THE EXERCISE. Set down the material below word for word, excluding the pictures.

========================

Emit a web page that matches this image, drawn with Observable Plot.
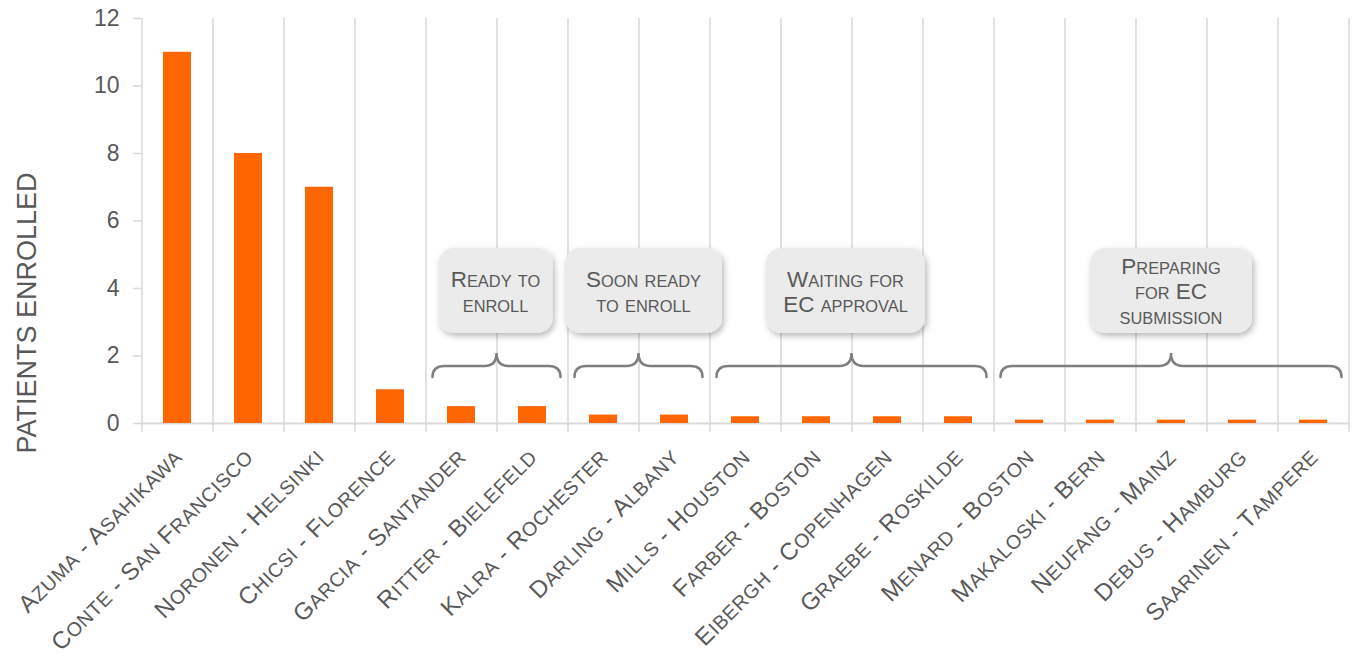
<!DOCTYPE html>
<html><head><meta charset="utf-8">
<script src="https://cdn.jsdelivr.net/npm/d3@7"></script>
<script src="https://cdn.jsdelivr.net/npm/@observablehq/plot@0.6"></script>
<style>
html,body{margin:0;padding:0;background:#fff;}
#chart svg{display:block;}
</style></head><body><div id="chart"></div>
<script>
// ---- data ----
const sites = ["Azuma - Asahikawa", "Conte - San Francisco", "Noronen - Helsinki", "Chicsi - Florence",
  "Garcia - Santander", "Ritter - Bielefeld", "Kalra - Rochester", "Darling - Albany",
  "Mills - Houston", "Farber - Boston", "Eibergh - Copenhagen", "Graebe - Roskilde",
  "Menard - Boston", "Makaloski - Bern", "Neufang - Mainz", "Debus - Hamburg", "Saarinen - Tampere"];
const enrolled = [11, 8, 7, 1, 0.5, 0.5, 0.25, 0.25, 0.2, 0.2, 0.2, 0.2, 0.1, 0.1, 0.1, 0.1, 0.1];
const yTicks = [0, 2, 4, 6, 8, 10, 12];
const yLabel = "PATIENTS ENROLLED";
const groupLabels = [["Ready to", "enroll"], ["Soon ready", "to enroll"], ["Waiting for", "EC approval"], ["Preparing", "for EC", "submission"]];
const groupFirst = ["Garcia - Santander", "Kalra - Rochester", "Mills - Houston", "Menard - Boston"];
const groupLast = ["Ritter - Bielefeld", "Darling - Albany", "Graebe - Roskilde", "Saarinen - Tampere"];

// ---- layout / style ----
const W = 1356, H = 657, mL = 141, mR = 7, mT = 18, mB = 234;
const step = (W - mL - mR) / sites.length;
const gridColor = "#d9d9d9", textColor = "#595959", barColor = "#ff6600", braceColor = "#7f7f7f";
const font = "'Liberation Sans', Arial, Helvetica, sans-serif";
const boxW = [114, 157, 159, 162];
const boxDx = [-1, 5, -6, 0];
const labelFull = 24, labelSmall = 19.6;
const boxFull = 22.5, boxSmall = 16.4;

const rows = sites.map((site, i) => ({site, value: enrolled[i]}));

const plot = Plot.plot({
  width: W, height: H,
  marginLeft: mL, marginRight: mR, marginTop: mT, marginBottom: mB,
  style: {fontFamily: font, background: "#fff", overflow: "visible"},
  x: {domain: sites, paddingInner: 0.6, paddingOuter: 0.3, axis: null},
  y: {domain: [0, 12], axis: null},
  marks: [
    Plot.ruleX(sites, {x: d => d, dx: -step / 2, stroke: gridColor, strokeWidth: 1.5, insetBottom: -9}),
    Plot.ruleX(sites.slice(-1), {x: d => d, dx: step / 2, stroke: gridColor, strokeWidth: 1.5, insetBottom: -9}),
    Plot.ruleY([0], {stroke: gridColor, strokeWidth: 2}),
    Plot.axisY({ticks: yTicks, tickSize: 8, tickPadding: 14, fontSize: 23, stroke: gridColor, strokeWidth: 1.5, fill: textColor, label: null}),
    Plot.barY(rows, {x: "site", y: "value", fill: barColor}),
    Plot.text(sites, {x: d => d, frameAnchor: "bottom", rotate: -45, textAnchor: "end", lineAnchor: "bottom",
      dx: 6, dy: 35, fontSize: labelFull, fill: textColor}),
    Plot.text([yLabel], {frameAnchor: "left", text: d => d, rotate: -90, textAnchor: "middle", lineAnchor: "bottom",
      dx: -106, dy: 92, fontSize: 27, fill: textColor})
  ]
});
document.getElementById("chart").appendChild(plot);

// small caps helper: capitals at full size, lower-case letters as smaller capitals
function addSmallCaps(parent, str, full, small) {
  const runs = [];
  for (const ch of str) {
    const isSmall = ch !== ch.toUpperCase();
    const size = isSmall ? small : full;
    const last = runs[runs.length - 1];
    if (last && last.size === size) last.text += ch.toUpperCase();
    else runs.push({size, text: ch.toUpperCase()});
  }
  runs.forEach(r => parent.append("tspan").attr("font-size", r.size).text(r.text));
}

const svg = d3.select(plot);
const siteSet = new Set(sites);
svg.selectAll("text").filter(function () { return siteSet.has(this.textContent); })
  .each(function () {
    const s = this.textContent;
    const t = d3.select(this).text(null).attr("letter-spacing", 0.6);
    addSmallCaps(t, s, labelFull, labelSmall);
  });

// ---- annotations (group boxes + braces), positioned with the plot's x scale ----
const xs = plot.scale("x");
const n = xs.domain.length;
const pi = xs.paddingInner ?? 0.6, po = xs.paddingOuter ?? 0.3, al = xs.align ?? 0.5;
const r0 = xs.range[0], r1 = xs.range[1];
const st = xs.step ?? (r1 - r0) / (n - pi + 2 * po);
const start = r0 + (r1 - r0 - st * (n - pi)) * al;
const leftOf = s => start + xs.domain.indexOf(s) * st - st * pi / 2;
const rightOf = s => leftOf(s) + st;

const defs = svg.append("defs");
const f = defs.append("filter").attr("id", "shadow").attr("x", "-20%").attr("y", "-20%").attr("width", "140%").attr("height", "150%");
f.append("feDropShadow").attr("dx", 2).attr("dy", 3).attr("stdDeviation", 3).attr("flood-color", "#000").attr("flood-opacity", 0.28);

const g = svg.append("g");
groupLabels.forEach((lines, i) => {
  const x0 = leftOf(groupFirst[i]) + 7, x1 = rightOf(groupLast[i]) - 7;
  const xm = (x0 + x1) / 2;
  const yb = 366, ye = 377, yp = 353;
  g.append("path")
    .attr("d", `M${x0},${ye} Q${x0},${yb} ${x0 + 12},${yb} L${xm - 12},${yb} Q${xm},${yb} ${xm},${yp} Q${xm},${yb} ${xm + 12},${yb} L${x1 - 12},${yb} Q${x1},${yb} ${x1},${ye}`)
    .attr("fill", "none").attr("stroke", braceColor).attr("stroke-width", 2.5).attr("stroke-linecap", "round");
  const cx = (leftOf(groupFirst[i]) + rightOf(groupLast[i])) / 2 + boxDx[i];
  g.append("rect")
    .attr("x", cx - boxW[i] / 2).attr("y", 248).attr("width", boxW[i]).attr("height", 85)
    .attr("rx", 15).attr("fill", "#ebebeb").attr("filter", "url(#shadow)");
  const c = 291;
  const t = g.append("text").attr("text-anchor", "middle").attr("fill", textColor)
    .attr("font-family", font).attr("font-size", boxFull);
  lines.forEach((line, k) => {
    const ln = t.append("tspan").attr("x", cx).attr("y", c - (lines.length - 1) * 12.5 + 8 + k * 25);
    addSmallCaps(ln, line, boxFull, boxSmall);
  });
});
</script>
</body></html>
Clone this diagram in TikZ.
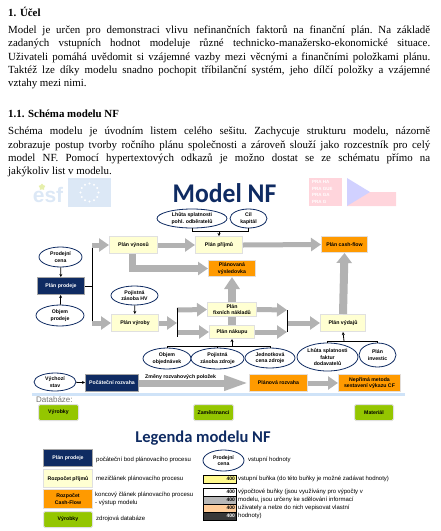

========================

SOLUTION FOR THIS TASK.
Emit a web page that matches this image, drawn with Observable Plot.
<!DOCTYPE html>
<html><head><meta charset="utf-8">
<script src="https://cdn.jsdelivr.net/npm/d3@7"></script>
<script src="https://cdn.jsdelivr.net/npm/@observablehq/plot@0.6"></script>
<style>
html,body{margin:0;padding:0;background:#fff;}
#chart svg{display:block;}
</style></head><body><div id="chart"></div>
<script>
// ---- data ----
const sites = ["Azuma - Asahikawa", "Conte - San Francisco", "Noronen - Helsinki", "Chicsi - Florence",
  "Garcia - Santander", "Ritter - Bielefeld", "Kalra - Rochester", "Darling - Albany",
  "Mills - Houston", "Farber - Boston", "Eibergh - Copenhagen", "Graebe - Roskilde",
  "Menard - Boston", "Makaloski - Bern", "Neufang - Mainz", "Debus - Hamburg", "Saarinen - Tampere"];
const enrolled = [11, 8, 7, 1, 0.5, 0.5, 0.25, 0.25, 0.2, 0.2, 0.2, 0.2, 0.1, 0.1, 0.1, 0.1, 0.1];
const yTicks = [0, 2, 4, 6, 8, 10, 12];
const yLabel = "PATIENTS ENROLLED";
const groupLabels = [["Ready to", "enroll"], ["Soon ready", "to enroll"], ["Waiting for", "EC approval"], ["Preparing", "for EC", "submission"]];
const groupFirst = ["Garcia - Santander", "Kalra - Rochester", "Mills - Houston", "Menard - Boston"];
const groupLast = ["Ritter - Bielefeld", "Darling - Albany", "Graebe - Roskilde", "Saarinen - Tampere"];

// ---- layout / style ----
const W = 1356, H = 657, mL = 141, mR = 7, mT = 18, mB = 234;
const step = (W - mL - mR) / sites.length;
const gridColor = "#d9d9d9", textColor = "#595959", barColor = "#ff6600", braceColor = "#7f7f7f";
const font = "'Liberation Sans', Arial, Helvetica, sans-serif";
const boxW = [114, 157, 159, 162];
const boxDx = [-1, 5, -6, 0];
const labelFull = 24, labelSmall = 19.6;
const boxFull = 22.5, boxSmall = 16.4;

const rows = sites.map((site, i) => ({site, value: enrolled[i]}));

const plot = Plot.plot({
  width: W, height: H,
  marginLeft: mL, marginRight: mR, marginTop: mT, marginBottom: mB,
  style: {fontFamily: font, background: "#fff", overflow: "visible"},
  x: {domain: sites, paddingInner: 0.6, paddingOuter: 0.3, axis: null},
  y: {domain: [0, 12], axis: null},
  marks: [
    Plot.ruleX(sites, {x: d => d, dx: -step / 2, stroke: gridColor, strokeWidth: 1.5, insetBottom: -9}),
    Plot.ruleX(sites.slice(-1), {x: d => d, dx: step / 2, stroke: gridColor, strokeWidth: 1.5, insetBottom: -9}),
    Plot.ruleY([0], {stroke: gridColor, strokeWidth: 2}),
    Plot.axisY({ticks: yTicks, tickSize: 8, tickPadding: 14, fontSize: 23, stroke: gridColor, strokeWidth: 1.5, fill: textColor, label: null}),
    Plot.barY(rows, {x: "site", y: "value", fill: barColor}),
    Plot.text(sites, {x: d => d, frameAnchor: "bottom", rotate: -45, textAnchor: "end", lineAnchor: "bottom",
      dx: 6, dy: 35, fontSize: labelFull, fill: textColor}),
    Plot.text([yLabel], {frameAnchor: "left", text: d => d, rotate: -90, textAnchor: "middle", lineAnchor: "bottom",
      dx: -106, dy: 92, fontSize: 27, fill: textColor})
  ]
});
document.getElementById("chart").appendChild(plot);

// small caps helper: capitals at full size, lower-case letters as smaller capitals
function addSmallCaps(parent, str, full, small) {
  const runs = [];
  for (const ch of str) {
    const isSmall = ch !== ch.toUpperCase();
    const size = isSmall ? small : full;
    const last = runs[runs.length - 1];
    if (last && last.size === size) last.text += ch.toUpperCase();
    else runs.push({size, text: ch.toUpperCase()});
  }
  runs.forEach(r => parent.append("tspan").attr("font-size", r.size).text(r.text));
}

const svg = d3.select(plot);
const siteSet = new Set(sites);
svg.selectAll("text").filter(function () { return siteSet.has(this.textContent); })
  .each(function () {
    const s = this.textContent;
    const t = d3.select(this).text(null).attr("letter-spacing", 0.6);
    addSmallCaps(t, s, labelFull, labelSmall);
  });

// ---- annotations (group boxes + braces), positioned with the plot's x scale ----
const xs = plot.scale("x");
const n = xs.domain.length;
const pi = xs.paddingInner ?? 0.6, po = xs.paddingOuter ?? 0.3, al = xs.align ?? 0.5;
const r0 = xs.range[0], r1 = xs.range[1];
const st = xs.step ?? (r1 - r0) / (n - pi + 2 * po);
const start = r0 + (r1 - r0 - st * (n - pi)) * al;
const leftOf = s => start + xs.domain.indexOf(s) * st - st * pi / 2;
const rightOf = s => leftOf(s) + st;

const defs = svg.append("defs");
const f = defs.append("filter").attr("id", "shadow").attr("x", "-20%").attr("y", "-20%").attr("width", "140%").attr("height", "150%");
f.append("feDropShadow").attr("dx", 2).attr("dy", 3).attr("stdDeviation", 3).attr("flood-color", "#000").attr("flood-opacity", 0.28);

const g = svg.append("g");
groupLabels.forEach((lines, i) => {
  const x0 = leftOf(groupFirst[i]) + 7, x1 = rightOf(groupLast[i]) - 7;
  const xm = (x0 + x1) / 2;
  const yb = 366, ye = 377, yp = 353;
  g.append("path")
    .attr("d", `M${x0},${ye} Q${x0},${yb} ${x0 + 12},${yb} L${xm - 12},${yb} Q${xm},${yb} ${xm},${yp} Q${xm},${yb} ${xm + 12},${yb} L${x1 - 12},${yb} Q${x1},${yb} ${x1},${ye}`)
    .attr("fill", "none").attr("stroke", braceColor).attr("stroke-width", 2.5).attr("stroke-linecap", "round");
  const cx = (leftOf(groupFirst[i]) + rightOf(groupLast[i])) / 2 + boxDx[i];
  g.append("rect")
    .attr("x", cx - boxW[i] / 2).attr("y", 248).attr("width", boxW[i]).attr("height", 85)
    .attr("rx", 15).attr("fill", "#ebebeb").attr("filter", "url(#shadow)");
  const c = 291;
  const t = g.append("text").attr("text-anchor", "middle").attr("fill", textColor)
    .attr("font-family", font).attr("font-size", boxFull);
  lines.forEach((line, k) => {
    const ln = t.append("tspan").attr("x", cx).attr("y", c - (lines.length - 1) * 12.5 + 8 + k * 25);
    addSmallCaps(ln, line, boxFull, boxSmall);
  });
});
</script>
</body></html>
Clone this diagram in TikZ.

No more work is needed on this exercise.